When presidents lied nation into war — and when they didn’t

When presidents lied nation into war — and when they didn’t

“Presidents of War” is a sweeping account of how chief executives waged war between 1812 and 1968.

By Matthew Dallek / The Washington Post

In 1846, President James Polk responded to an ambush of a U.S. military patrol near the Rio Grande by asking Congress to declare war on Mexico. Polk wanted to win control of California and New Mexico and extend slavery westward. But he hid these reasons from the public, and his ulterior purposes had profound implications for the American way of war.

“Just a half century into the life of the American Republic, Polk had crushed the Founders’ hope that their fresh new country would not indulge in the Old World monarchs’ habit of manufacturing false pretexts for wars that they sought for other, more secret reasons,” Michael Beschloss writes in “Presidents of War,” his sweeping inside-the-Oval-Office account of how presidents waged America’s major wars between 1812 and 1968.
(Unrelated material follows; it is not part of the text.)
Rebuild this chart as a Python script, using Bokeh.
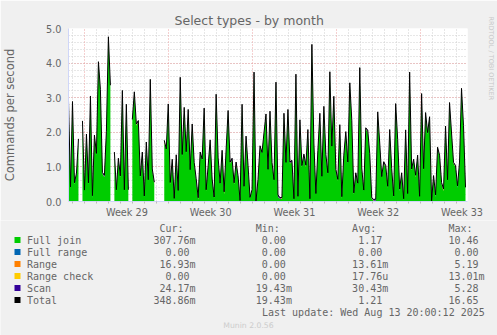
import numpy as np
from bokeh.plotting import figure
from bokeh.layouts import column
from bokeh.models import (Range1d, FixedTicker, SingleIntervalTicker, Grid, Title,
                          PrintfTickFormatter)
from bokeh.embed import file_html
from bokeh.resources import INLINE
from bokeh.core.properties import value

NAN = float("nan")

# ---- data (commands per second, one sample every 4 hours) ----
STEP_HOURS = 4
full_join = [
    2.88, 0.4, 2.83, 0.5, 0.8, 1.75, NAN, 2.3, 0.3, 1.9, 0.5, 3.02, 0.1, 1.85, 1.35, 4.0, 3.2,
    0.8, 0.7, 2.0, 4.73, 3.3, NAN, 1.4, 0.3, 1.2, 0.7, 3.17, 0.3, 2.78, 0.3, NAN, 2.35, 3.13,
    2.2, 2.3, 0.7, 1.4, 0.13, 1.65, 0.6, 3.5, 0.9, 0.5, NAN, NAN, NAN, NAN, 1.7, 1.5, 2.77,
    0.5, 1.2, 0.05, 1.3, 0.3, 3.54, 1.3, 2.7, 1.4, 2.6, 0.9, 2.2, 1.1, 0.6, 0.05, 1.4, 1.2,
    2.65, 0.3, 1.0, 1.75, 0.6, 0.1, 3.06, 1.2, 0.5, 1.45, 0.2, 1.45, 2.6, 1.1, 1.2, 0.5, 1.1,
    0.7, 0.0, 2.77, 0.4, 1.85, 1.0, 0.1, 0.3, 3.66, 0.0, 0.6, 1.55, 1.4, 1.95, 2.5, 0.9,
    2.55, 1.1, 0.6, 3.42, 0.13, 0.08, 0.08, 2.5, 1.1, 2.6, 1.1, 1.15, 0.05, 3.63, 0.13, 2.3, 1.0,
    1.35, 1.0, 2.05, 0.05, 4.49, 1.65, 0.2, 1.45, 2.5, 0.7, 2.7, 1.3, 0.8, 3.72, 1.55, 3.0, 0.9,
    0.6, 2.2, 0.08, 1.3, 2.0, 1.1, 3.4, 2.3, 0.2, 0.8, 0.5, 3.82, 0.9, 0.3, 2.1, 2.0, 1.35,
    0.08, 0.02, 0.02, 2.55, 1.65, 0.7, 1.1, 1.0, 0.4, 2.05, 0.9, 0.13, 2.8, 1.75, 0.3, 0.8,
    0.05, 2.0, 0.2, 3.71, 0.9, 1.2, 0.7, 1.3, 0.13, 3.06, 0.9, 2.55, 1.95, 2.4, 0.0, 0.7,
    0.13, 1.55, 1.3, 0.5, 0.3, 2.15, 0.6, 2.8, 1.95, 1.1, 1.0, 0.4, 1.1, 3.23, 2.15, 0.37,
]
full_range_vals = [0.0] * len(full_join)      # 0.00 everywhere (max 0.00)
range_check_vals = [0.0] * len(full_join)     # max 13.01m -> invisible at this scale
range_vals = [
    0.01, 0.0, 0.02, 0.01, 0.0, 0.01, 0.03, 0.01, 0.0, 0.01, 0.02, 0.0, 0.01, 0.05, 0.01, 0.0, 0.01, 0.02, 0.01, 0.0,
    0.01, 0.02, 0.0, 0.01, 0.01, 0.0, 0.02, 0.01, 0.0, 0.01, 0.01, 0.03, 0.0, 0.01, 0.02, 0.0, 0.01, 0.01, 0.0, 0.02,
    0.0, 0.01, 0.01, 0.02, 0.0, 0.01, 0.0, 0.01, 0.04, 0.0, 0.01, 0.02, 0.0, 0.01, 0.01, 0.0, 0.02, 0.01, 0.0, 0.01,
    0.02, 0.0, 0.01, 0.01, 0.0, 0.03, 0.01, 0.0, 0.01, 0.02, 0.0, 0.01, 0.01, 0.0, 0.02, 0.01, 0.0, 0.01, 0.05, 0.0,
    0.01, 0.01, 0.0, 0.02, 0.01, 0.0, 0.01, 0.01, 0.02, 0.0, 0.01, 0.0, 0.01, 0.03, 0.0, 0.01, 0.02, 0.0, 0.01, 0.01,
    0.0, 0.02, 0.01, 0.0, 0.01, 0.01, 0.0, 0.02, 0.01, 0.0, 0.04, 0.01, 0.0, 0.01, 0.02, 0.0, 0.01, 0.01, 0.0, 0.02,
    0.01, 0.0, 0.01, 0.02, 0.0, 0.01, 0.01, 0.0, 0.03, 0.01, 0.0, 0.01, 0.02, 0.0, 0.01, 0.01, 0.0, 0.02, 0.01, 0.0,
    0.01, 0.01, 0.0, 0.02, 0.01, 0.0, 0.01, 0.05, 0.0, 0.01, 0.02, 0.0, 0.01, 0.01, 0.0, 0.02, 0.01, 0.0, 0.01, 0.01,
    0.02, 0.0, 0.01, 0.01, 0.0, 0.02, 0.01, 0.0, 0.01, 0.03, 0.0, 0.01, 0.01, 0.0, 0.02, 0.01, 0.0, 0.01, 0.02, 0.0,
    0.01, 0.01, 0.0, 0.02, 0.01, 0.0, 0.01, 0.01, 0.04, 0.0, 0.01, 0.02, 0.0, 0.01, 0.01, 0.0, 0.02, 0.01, 0.0, 0.02,
]
scan_vals = [
    0.03, 0.02, 0.04, 0.03, 0.02, 0.05, 0.03, 0.02, 0.03, 0.04, 0.02, 0.03, 0.06, 0.02, 0.03, 0.04, 0.03, 0.02, 0.05, 0.03,
    0.02, 0.04, 0.03, 0.02, 0.03, 0.05, 0.02, 0.03, 0.04, 0.02, 0.03, 0.08, 0.02, 0.03, 0.02, 0.04, 0.03, 0.02, 0.03, 0.05,
    0.03, 0.02, 0.03, 0.04, 0.02, 0.03, 0.02, 0.05, 0.03, 0.02, 0.04, 0.03, 0.02, 0.03, 0.04, 0.02, 0.03, 0.05, 0.02, 0.03,
    0.04, 0.02, 0.03, 0.02, 0.06, 0.03, 0.02, 0.03, 0.04, 0.02, 0.03, 0.02, 0.04, 0.03, 0.02, 0.05, 0.03, 0.02, 0.03, 0.04,
    0.02, 0.03, 0.05, 0.02, 0.03, 0.04, 0.02, 0.03, 0.02, 0.04, 0.03, 0.02, 0.03, 0.05, 0.02, 0.03, 0.04, 0.02, 0.03, 0.02,
    0.03, 0.04, 0.02, 0.03, 0.02, 0.05, 0.03, 0.02, 0.04, 0.03, 0.02, 0.03, 0.04, 0.02, 0.03, 0.02, 0.05, 0.03, 0.02, 0.03,
    0.02, 0.03, 0.04, 0.02, 0.03, 0.02, 0.04, 0.03, 0.02, 0.05, 0.03, 0.02, 0.03, 0.04, 0.02, 0.03, 0.02, 0.04, 0.03, 0.02,
    0.03, 0.02, 0.05, 0.03, 0.02, 0.03, 0.04, 0.02, 0.03, 0.02, 0.04, 0.03, 0.02, 0.03, 0.05, 0.02, 0.03, 0.02, 0.04, 0.03,
    0.02, 0.03, 0.04, 0.02, 0.03, 0.02, 0.05, 0.03, 0.02, 0.04, 0.03, 0.02, 0.03, 0.02, 0.04, 0.03, 0.02, 0.05, 0.03, 0.02,
    0.03, 0.04, 0.02, 0.03, 0.05, 0.02, 0.03, 0.04, 0.02, 0.03, 0.02, 0.04, 0.03, 0.02, 0.03, 0.05, 0.02, 0.03, 0.04, 0.02,
]

# time axis (hours from left edge of the graph)
week_start_hours = [33, 201, 369, 537, 705]
week_labels = ["Week 29", "Week 30", "Week 31", "Week 32", "Week 33"]
day_hours = [9 + 24 * k for k in range(33)]

# legend table
series_names = ["Full join", "Full range", "Range", "Range check", "Scan", "Total"]
series_colors = ["#00CC00", "#0066B3", "#FF8000", "#FFCC00", "#330099", "#000000"]
cur_txt = ["307.76m", "0.00", "16.93m", "0.00", "24.17m", "348.86m"]
min_txt = ["0.00", "0.00", "0.00", "0.00", "19.43m", "19.43m"]
avg_txt = ["1.17", "0.00", "13.61m", "17.76u", "30.43m", "1.21"]
max_txt = ["10.46", "0.00", "5.19", "13.01m", "5.28", "16.65"]
col_heads = ["Cur:", "Min:", "Avg:", "Max:"]
last_update = "Last update: Wed Aug 13 20:00:12 2025"

FONT = "#666666"
BG = "#F0F0F0"
AXIS = "#CFD6F8"
NB = "\u00a0"

N = len(full_join)
t = np.arange(N) * STEP_HOURS
layers = [np.array(v, dtype=float) for v in
          (full_join, full_range_vals, range_vals, range_check_vals, scan_vals)]
fj = layers[0]
total = np.sum(np.vstack(layers), axis=0)

# ---------------- graph ----------------
p = figure(width=497, height=220, x_range=Range1d(0, 800), y_range=Range1d(0, 5),
           output_backend="svg", toolbar_location=None,
           min_border_left=67, min_border_right=30, min_border_top=28, min_border_bottom=17)
p.background_fill_color = "#FFFFFF"
p.border_fill_color = BG
p.outline_line_color = None

p.title.text = "Select types - by month"
p.title.align = "left"
p.title.offset = 106
p.title.standoff = 2
p.title.text_font = "DejaVu Sans"
p.title.text_font_size = "12.5px"
p.title.text_font_style = "normal"
p.title.text_color = FONT

# grids
p.xgrid.visible = False
p.add_layout(Grid(dimension=0, ticker=FixedTicker(ticks=week_start_hours,
                                                   minor_ticks=[d for d in day_hours if d not in week_start_hours]),
                  grid_line_color="#EBA0A0", grid_line_dash="1 2",
                  minor_grid_line_color="#CFCFCF", minor_grid_line_dash="1 2"))
p.yaxis.ticker = SingleIntervalTicker(interval=1, num_minor_ticks=5)
p.ygrid.grid_line_color = "#EBA0A0"
p.ygrid.grid_line_dash = "1 2"
p.ygrid.minor_grid_line_color = "#CFCFCF"
p.ygrid.minor_grid_line_dash = "1 2"

# axes
label_hours = [h + 84 for h in week_start_hours]
p.xaxis.ticker = FixedTicker(ticks=label_hours, minor_ticks=day_hours)
p.xaxis.major_label_overrides = {float(h): l for h, l in zip(label_hours, week_labels)}
p.xaxis.major_tick_in = 0
p.xaxis.major_tick_out = 0
p.xaxis.minor_tick_in = 0
p.xaxis.minor_tick_out = 2
p.xaxis.minor_tick_line_color = "#BBBBBB"
p.xaxis.major_label_standoff = 3
p.yaxis.major_tick_in = 0
p.yaxis.major_tick_out = 0
p.yaxis.minor_tick_in = 0
p.yaxis.minor_tick_out = 0
p.yaxis.major_label_standoff = 7
p.yaxis.formatter = PrintfTickFormatter(format="%.1f")
p.yaxis.axis_label = "Commands per second"
p.yaxis.axis_label_standoff = 26
p.yaxis.axis_label_text_font = "DejaVu Sans"
p.yaxis.axis_label_text_font_size = "11.5px"
p.yaxis.axis_label_text_font_style = "normal"
p.yaxis.axis_label_text_color = FONT
for ax in (p.xaxis[0], p.yaxis[0]):
    ax.axis_line_color = AXIS
    ax.major_label_text_font = "DejaVu Sans"
    ax.major_label_text_font_size = "9.7px"
    ax.major_label_text_color = FONT

# stacked areas, split at unknown samples
valid = ~np.isnan(fj)
runs = []
i = 0
while i < N:
    if valid[i]:
        j = i
        while j < N and valid[j]:
            j += 1
        runs.append((i, j))
        i = j
    else:
        i += 1
for a, b in runs:
    lower = np.zeros(b - a)
    for layer, color in zip(layers, series_colors[:5]):
        upper = lower + layer[a:b]
        p.varea(x=t[a:b], y1=lower, y2=upper, fill_color=color)
        lower = upper
p.line(t, total, line_color="#000000", line_width=1)

# side credit (spacer title pushes it to the right edge)
p.add_layout(Title(text=NB, text_font_size="1px", standoff=15), "right")
p.add_layout(Title(text="RRDTOOL / TOBI OETIKER", align="left", offset=-12, standoff=2,
                   text_font="DejaVu Sans", text_font_size="6.5px", text_font_style="normal",
                   text_color="#C8C8C8"), "right")

# ---------------- legend panel ----------------
p2 = figure(width=497, height=115, x_range=Range1d(0, 497), y_range=Range1d(335, 220),
            output_backend="svg", toolbar_location=None, x_axis_location=None, y_axis_location=None,
            min_border_left=0, min_border_right=0, min_border_top=0, min_border_bottom=0)
p2.grid.visible = False
p2.outline_line_color = None
p2.background_fill_color = BG
p2.border_fill_color = BG
for f in (p, p2):
    if "frame_align" in f.properties():
        f.frame_align = False

def cell(s):
    s = s if s[-1].isalpha() else s + NB
    return s.rjust(7, NB)

def legend_line(k):
    cols = [cur_txt[k], min_txt[k], avg_txt[k], max_txt[k]]
    return series_names[k].ljust(21, NB) + (NB * 9).join(cell(c) for c in cols)

row_y = [239.6, 251.6, 263.6, 275.6, 287.6, 299.6]
mono = dict(text_font=value("DejaVu Sans Mono"), text_font_size="10px", text_color=FONT,
            text_baseline="middle", text_align="left")
p2.rect(x=[17] * 6, y=row_y, width=6, height=6, fill_color=series_colors, line_color=None)
p2.text(x=[26.5] * 6, y=row_y, text=[legend_line(k) for k in range(6)], **mono)
p2.text(x=[26.5], y=[227.5], text=[NB * 22 + (NB * 12).join(col_heads)], **mono)
p2.text(x=[261.5], y=[311.6], text=[last_update], **mono)
p2.text(x=[248], y=[324.5], text=["Munin 2.0.56"], text_font=value("DejaVu Sans"),
        text_font_size="7.7px", text_color="#CCCCCC", text_baseline="middle", text_align="center")

layout = column(p, p2, spacing=0)
open("out.html", "w").write(file_html(layout, INLINE))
“Presidents of War” is a significant feat of historical synthesis. Beschloss is a deft researcher and a first-rate storyteller, and his book draws from not only other scholarship but also from diaries, memos, tapes and interviews to construct a pointillist canvas that plumbs the hopes, ideals, fears and delusions that prompted some presidents to lead the country into armed conflict. Rather than a paean to presidential courage in the tradition of Stephen Ambrose, “Presidents of War” is a sober-minded analysis that stresses the ways presidents wielded deception as a weapon. They hid the risks of war from soldiers and civilians, used false pretexts to fight their wars, and waged wars even though the republic’s survival wasn’t at stake. “With the too-frequent acquiescence of Congress, (presidents) have seized for themselves the power to launch large conflicts almost on their own authority,” Beschloss observes.
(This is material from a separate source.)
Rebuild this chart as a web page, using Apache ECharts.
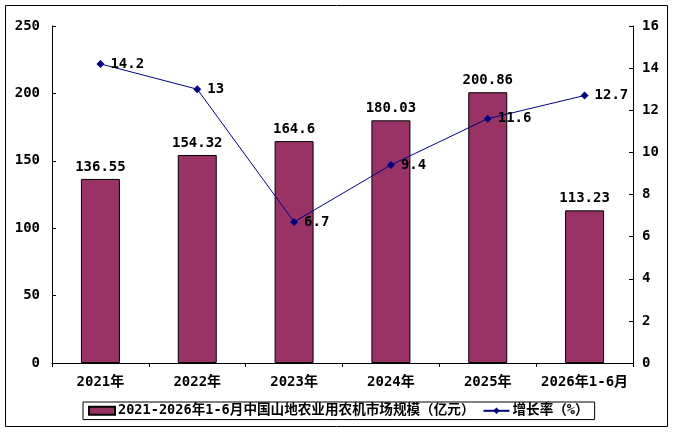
<!DOCTYPE html>
<html>
<head>
<meta charset="utf-8">
<script src="https://cdn.jsdelivr.net/npm/echarts@6/dist/echarts.min.js"></script>
<style>
  html, body { margin: 0; padding: 0; background: #fff; }
  #chart { width: 676px; height: 432px; }
</style>
</head>
<body>
<div id="chart"></div>
<script>
var categories = ['2021年', '2022年', '2023年', '2024年', '2025年', '2026年1-6月'];
var marketSize = [136.55, 154.32, 164.6, 180.03, 200.86, 113.23];
var growthRate = [14.2, 13, 6.7, 9.4, 11.6, 12.7];
var barName = '2021-2026年1-6月中国山地农业用农机市场规模（亿元）';
var lineName = '增长率（%）';

var font = '"DejaVu Sans Mono", "Noto Sans CJK SC", monospace';
var txt = { color: '#000', fontFamily: font, fontWeight: 'bold', fontSize: 14 };

var chart = echarts.init(document.getElementById('chart'));

var option = {
  animation: false,
  textStyle: { fontFamily: font },
  graphic: [{
    type: 'rect',
    shape: { x: 5.5, y: 5.5, width: 662, height: 421 },
    style: { fill: 'none', stroke: '#000', lineWidth: 1 }
  }],
  grid: { left: 52, right: 43, top: 26, bottom: 69 },
  legend: {
    left: 83, top: 402,
    padding: [2, 6, 2, 5],
    itemGap: 8,
    itemWidth: 26, itemHeight: 8,
    borderColor: '#000', borderWidth: 1,
    textStyle: Object.assign({}, txt, { fontSize: 13.6, padding: [0, 0, 0, -2] }),
    data: [
      { name: barName, icon: 'rect' },
      { name: lineName }
    ]
  },
  xAxis: {
    type: 'category',
    data: categories,
    axisLine: { lineStyle: { color: '#000' } },
    axisTick: { show: true, length: 4, lineStyle: { color: '#000' } },
    axisLabel: Object.assign({}, txt, { margin: 12, interval: 0 })
  },
  yAxis: [{
    type: 'value', min: 0, max: 250, interval: 50,
    axisLine: { show: true, lineStyle: { color: '#000' } },
    axisTick: { show: true, inside: true, length: 4, lineStyle: { color: '#000' } },
    splitLine: { show: false },
    axisLabel: Object.assign({}, txt, { margin: 12 })
  }, {
    type: 'value', min: 0, max: 16, interval: 2,
    axisLine: { show: true, lineStyle: { color: '#000' } },
    axisTick: { show: true, inside: true, length: 4, lineStyle: { color: '#000' } },
    splitLine: { show: false },
    axisLabel: Object.assign({}, txt, { margin: 9 })
  }],
  series: [{
    name: barName,
    type: 'bar',
    data: marketSize,
    barWidth: 39,
    itemStyle: { color: '#993366', borderColor: '#000', borderWidth: 1 },
    label: Object.assign({ show: true, position: 'top', distance: 5 }, txt)
  }, {
    name: lineName,
    type: 'line',
    yAxisIndex: 1,
    data: growthRate,
    symbol: 'diamond',
    symbolSize: 8,
    lineStyle: { color: '#000080', width: 1 },
    itemStyle: { color: '#000080' },
    label: Object.assign({ show: true, position: 'right', distance: 6 }, txt)
  }]
};
chart.setOption(option);
</script>
</body>
</html>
The idea that presidents have acquired imperial power, especially in war, is a familiar concept. Yet “Presidents of War” provides a deep history of how chief executives since the early 19th century have waged war under confused circumstances and often with secret motives. During the War of 1812, President James Madison set a precedent by failing to level with Americans that fighting Britain required tangible sacrifices. America’s fledgling democracy was not under mortal threat, and Congress and the public were both divided over the wisdom of war. Madison’s war leadership “lowered the threshold so that future presidents and congresses could — contrary to the spirit of most of the Founders — more easily enmesh the nation in sundry conflicts for lesser purposes,” Beschloss writes.

Presidents sometimes learned the wrong lessons from their forebearers. Polk followed in Madison’s steps when he concealed his agenda of westward expansion during the war with Mexico. President William McKinley wanted to go to war with Spain in 1898, even though a faulty boiler, rather than Spanish sailors, probably caused the sinking of the USS Maine battleship in Cuba’s harbor. McKinley also promised to liberate the Cuban people from Spain’s occupation, but his war “became — without consulting the Congress or the American people — a struggle for an American empire.” He grabbed the Philippines from Spain and ordered the conversion of Filipinos to Christianity. His war upended the nation’s original notion of itself as a democracy devoted to upholding liberty and the principle of self-rule, with ulterior purposes reminiscent of Polk’s.

Beschloss cites two exceptions to this otherwise lamentable string of war presidents; neither is particularly surprising — Abraham Lincoln and Franklin Roosevelt. Lincoln and FDR, he says, waged the Civil War and World War II for higher moral purposes (saving the union, abolishing slavery, defending democracy from fascism), and they educated the public about why the country was sacrificing so many lives and so much treasure. (Beschloss does not shy from discussing FDR’s internment camps and Lincoln’s suspension of habeus corpus, among other wartime abuses of power.)

The physical and emotional toll inflicted on these war presidents is covered extensively, and Beschloss’ section on Lyndon Johnson and Vietnam is particularly fresh and enlightening. He builds on previous books such as Mark Bowden’s “Hue 1968” showing that Gen.William Westmoreland asked LBJ to put nuclear weapons in South Vietnam in case he needed to use them during the battle of Khe Sanh in 1968. Although LBJ wisely nixed Westmoreland’s request, his leadership of the Vietnam War was, overall, abysmal. LBJ doubted early in his presidency that victory in Vietnam was even possible. His paralysis — he could not fully commit to waging war, nor could he defy hawkish advisers and critics, declare victory, and simply leave — is on vivid display.

The Founding Fathers, Beschloss concludes, hoped that “all future presidents would resist any temptation — which the Founders saw in the European despots they abhorred — to launch a major war out of lust to expand their own popularity and power.” As this fine book demonstrates, the Constitution, for all its virtues, has proved unable to check presidents who become bent on waging war. Most of the wars described here were grounded in deception and, arguably, were unjust wars of choice.